Our Chinese classes are still helpful but frustrating. Since we don’t know enough Chinese to follow the teacher’s assignment yet, we are constantly embarrassed that we are prepared for the wrong thing or as in the case yesterday, we get to class, no one is there, but we saw one of the Korean students who showed us that the class would be across the hall in a room that was locked. It turned out when the teacher arrived and let us in, that yesterday was the day to go to language lab – which was cool. Not very hard – if we had had the correct books, but we didn’t, so if we had been in the US, we would have been the laughing stock of the century. But here, the teacher helped us along – I’m sure asking himself, “Lord, what did I do to deserve these idiots in my class…” Anyway, I have high hopes that soon, I will have the Chinese vocabulary of a neonate.

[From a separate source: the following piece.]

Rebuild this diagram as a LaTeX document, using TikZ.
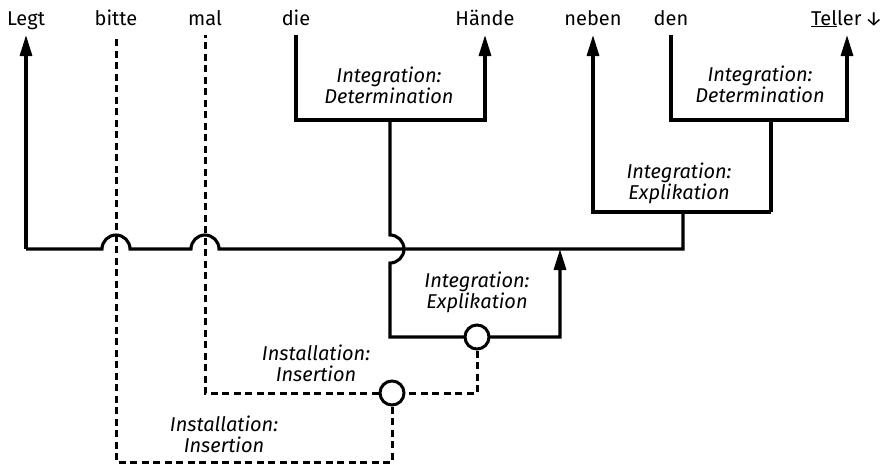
\documentclass[tikz,border=0pt]{standalone}
\usepackage{fontspec}
\setmainfont{Fira Sans}
\usetikzlibrary{arrows.meta}

\tikzstyle{word}=[anchor=base, inner sep=0pt, outer sep=10pt, text depth=0pt, font=\fontsize{20}{21}\selectfont]
\tikzstyle{relation}=[align=center, inner sep=0pt, font=\fontsize{20}{21}\selectfont\itshape]
\tikzstyle{link}=[line width=3.1pt]
\tikzstyle{head}=[link, -{Triangle[length=21pt, width=12pt]}]
\tikzstyle{insert}=[line width=3pt, dash pattern=on 7pt off 4.5pt]
\tikzstyle{junction}=[circle, draw, fill=white, line width=3pt, minimum size=24pt, inner sep=0pt]

\begin{document}
\begin{tikzpicture}[x=1pt, y=1pt]
      \useasboundingbox (0,0) rectangle (882,-467);

      \node (legt) at (26,-25) [word] {Legt};
      \node (bitte) at (116,-25) [word] {bitte};
      \node (mal) at (205,-25) [word] {mal};
      \node (die) at (296,-25) [word] {die};
      \node (haende) at (485,-25) [word] {Hände};
      \node (neben) at (593,-25) [word] {neben};
      \node (den) at (671,-25) [word] {den};
      \node (teller) at (847,-25) [word] {\underline{Tel}ler\,↓};

      \node (det-a) at (389,-85) [relation] {Integration:\\Determination};
      \node (det-b) at (760,-84) [relation] {Integration:\\Determination};
      \node (expl-a) at (679,-183) [relation] {Integration:\\Explikation};
      \node (expl-b) at (477,-292) [relation] {Integration:\\Explikation};
      \node (ins-a) at (316,-363) [relation] {Installation:\\Insertion};
      \node (ins-b) at (224,-434) [relation] {Installation:\\Insertion};

      \coordinate (main-left) at (26,-249);
      \coordinate (main-right) at (683,-249);
      \coordinate (main-in) at (560,-249);
      \coordinate (det-a-left) at (296,-120);
      \coordinate (det-a-right) at (485,-120);
      \coordinate (det-a-stem) at (390,-120);
      \coordinate (expl-b-left) at (390,-337);
      \coordinate (expl-b-right) at (560,-337);
      \coordinate (expl-a-left) at (593,-212);
      \coordinate (expl-a-right) at (771,-212);
      \coordinate (expl-a-stem) at (683,-212);
      \coordinate (det-b-left) at (671,-120);
      \coordinate (det-b-right) at (847,-120);
      \coordinate (det-b-stem) at (771,-120);
      \coordinate (ins-a-corner) at (477,-393);
      \coordinate (ins-a-left) at (205,-393);
      \coordinate (ins-b-right) at (392,-462);
      \coordinate (ins-b-left) at (116,-462);

      \draw[link] (main-left) -- ([xshift=-14pt]bitte |- main-left)
            arc[start angle=180, end angle=0, radius=14pt]
            -- ([xshift=-14pt]mal |- main-left)
            arc[start angle=180, end angle=0, radius=14pt]
            -- (main-right) -- (expl-a-stem);
      \draw[head] (main-left) -- (legt.south);
      \draw[head] (die.south) -- (det-a-left) -- (det-a-right) -- (haende.south);
      \draw[head] (det-a-stem) -- ([yshift=14pt]det-a-stem |- main-left)
            arc[start angle=90, end angle=-90, radius=14pt]
            -- (expl-b-left) -- (expl-b-right) -- (main-in);
      \draw[head] (expl-a-right) -- (expl-a-left) -- (neben.south);
      \draw[link] (det-b-stem) -- (expl-a-right);
      \draw[head] (den.south) -- (det-b-left) -- (det-b-right) -- (teller.south);

      \node (join-a) at (477,-337) [junction] {};
      \node (join-b) at (392,-393) [junction] {};

      \draw[insert] (join-a) -- (ins-a-corner) -- (join-b);
      \draw[insert] (join-b) -- (ins-a-left) -- (mal.south);
      \draw[insert] (join-b) -- (ins-b-right) -- (ins-b-left) -- (bitte.south);
\end{tikzpicture}
\end{document}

Deb and I have hired Sue, a senior English major, to tutor us in Chinese, and yesterday was our first day with her. After two hours of her explaining that we aren’t getting the pronunciation right for various tones and initial sounds (consonants, +/-) and final sounds (vowels, +/-) for the 800th time in a row, I am afraid that she is going to jump in front of the next gonggongqiche she sees! (Deb has the tones almost down, but I can’t even hear them, while I have most of the basic sounds pretty well down, aside from the tones.)
The classes we teach are sort of the mirror image of the classes we take. Our classes are entirely in English, and we go as slowly as we think we can. The first lecture that I prepared is only about half finished after four hours of class, but the students keep apologizing for their poor English (though they have the vocabulary of a typical U.S. college student, sans slang), and asking that we slow down just a little more! The point of our teaching is to force the students to listen to a native speaker use English, but in my case, I am sure they are wondering of what country I am a native! By the way, most pre-school and elementary kids we see can say “hello” to us, and obviously their parents are encouraging them to learn English!